Now Saul is desperate, and decides to launch an all-out smear campaign against David, in an effort to destroy his name and reputation by any means. Jonathan is privy to the plot, and tries unsuccessfully to talk Saul out of it. Saul even threatens to fire Jonathan – again – if he interferes. But Jonathan finds David and warns him anyway. So for the next few weeks, Saul hatches plot after plot after plot to compromise David’s integrity, but David (with help from Jonathan, Michal and even the three shareholders themselves) always manages to stay one step ahead of Saul, while still finding a way to lead the company.
Eventually David decides he needs someone who knows Saul to try to reason with him. He seeks Samuel, who is working with underprivileged children at a community center (he didn’t want the corporate life, but he still wants to help people). He asks if there is any way to put some sense into the man to get him to stop his smear crusade. Samuel has no physical way to do it, but offers to lend his voice to refute everything Saul has been saying about David’s prowess and character.
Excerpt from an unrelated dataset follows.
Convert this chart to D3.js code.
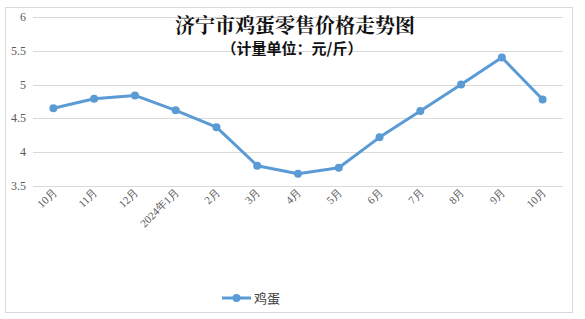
<!DOCTYPE html>
<html>
<head>
<meta charset="utf-8">
<script src="https://cdn.jsdelivr.net/npm/d3@7"></script>
<style>
  body { margin: 0; background: #fff; }
  svg { display: block; }
</style>
</head>
<body>
<svg width="585" height="319"></svg>
<script>
const months = ["10月", "11月", "12月", "2024年1月", "2月", "3月", "4月", "5月", "6月", "7月", "8月", "9月", "10月"];
const prices = [4.65, 4.79, 4.84, 4.62, 4.37, 3.80, 3.68, 3.77, 4.22, 4.61, 5.00, 5.40, 4.78];
const yTicks = [3.5, 4, 4.5, 5, 5.5, 6];
const seriesName = "鸡蛋";

const svg = d3.select("svg");
const lineColor = "#5b9bd5";

// chart frame
svg.append("rect").attr("x", 5.5).attr("y", 7.5).attr("width", 567).attr("height", 305)
  .attr("fill", "#fff").attr("stroke", "#d9d9d9");

const x = d3.scaleBand().domain(d3.range(months.length)).range([33, 563]);
const y = d3.scaleLinear().domain([3.5, 6]).range([186, 17]);

// gridlines
svg.append("g").selectAll("line").data(yTicks).join("line")
  .attr("x1", 33).attr("x2", 563)
  .attr("y1", d => Math.round(y(d)) + 0.5).attr("y2", d => Math.round(y(d)) + 0.5)
  .attr("stroke", "#d9d9d9");

// y labels
svg.append("g").selectAll("text").data(yTicks).join("text")
  .attr("x", 26).attr("y", d => y(d) + 4)
  .attr("text-anchor", "end")
  .attr("font-family", "Liberation Serif, serif").attr("font-size", 12).attr("fill", "#595959")
  .text(d => d);

// x labels, rotated
svg.append("g").selectAll("text").data(months).join("text")
  .attr("transform", (d, i) => `translate(${x(i) + x.bandwidth() / 2 + 4},${193}) rotate(-45)`)
  .attr("text-anchor", "end")
  .attr("font-family", "Liberation Serif, serif").attr("font-size", 11).attr("fill", "#595959")
  .text(d => d);

// line + markers
const line = d3.line().x((d, i) => x(i) + x.bandwidth() / 2).y(d => y(d));
svg.append("path").datum(prices).attr("d", line)
  .attr("fill", "none").attr("stroke", lineColor).attr("stroke-width", 3).attr("stroke-linejoin", "round");
svg.append("g").selectAll("circle").data(prices).join("circle")
  .attr("cx", (d, i) => x(i) + x.bandwidth() / 2).attr("cy", d => y(d)).attr("r", 4)
  .attr("fill", lineColor);

// title
svg.append("text").attr("x", 295).attr("y", 33).attr("text-anchor", "middle")
  .attr("font-family", "Noto Serif CJK SC, Noto Sans CJK SC, serif").attr("font-weight", "bold")
  .attr("font-size", 20).attr("fill", "#111")
  .text("济宁市鸡蛋零售价格走势图");
svg.append("text").attr("x", 292).attr("y", 54).attr("text-anchor", "middle")
  .attr("font-family", "Noto Sans CJK SC, sans-serif").attr("font-weight", "bold")
  .attr("font-size", 15).attr("fill", "#111")
  .text("（计量单位：元/斤）");

// legend
const lg = svg.append("g").attr("transform", "translate(222,302)");
lg.append("line").attr("x1", 0).attr("x2", 29).attr("y1", -4).attr("y2", -4)
  .attr("stroke", lineColor).attr("stroke-width", 3);
lg.append("circle").attr("cx", 14.5).attr("cy", -4).attr("r", 4).attr("fill", lineColor);
lg.append("text").attr("x", 32).attr("y", 1)
  .attr("font-family", "Noto Sans CJK SC, sans-serif").attr("font-size", 13).attr("fill", "#404040")
  .text(seriesName);
</script>
</body>
</html>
He then proceeds to contact all the media outlets Saul has leaked false information to, and use his standing as a former CEO to fiercely defend David, and when personally asked and confronted with the facts, even Saul himself had to concede the truth.
But does that deter Saul? Of course not. He vows that one way or another, he will destroy David, and he is not giving up leadership for his company without a fight.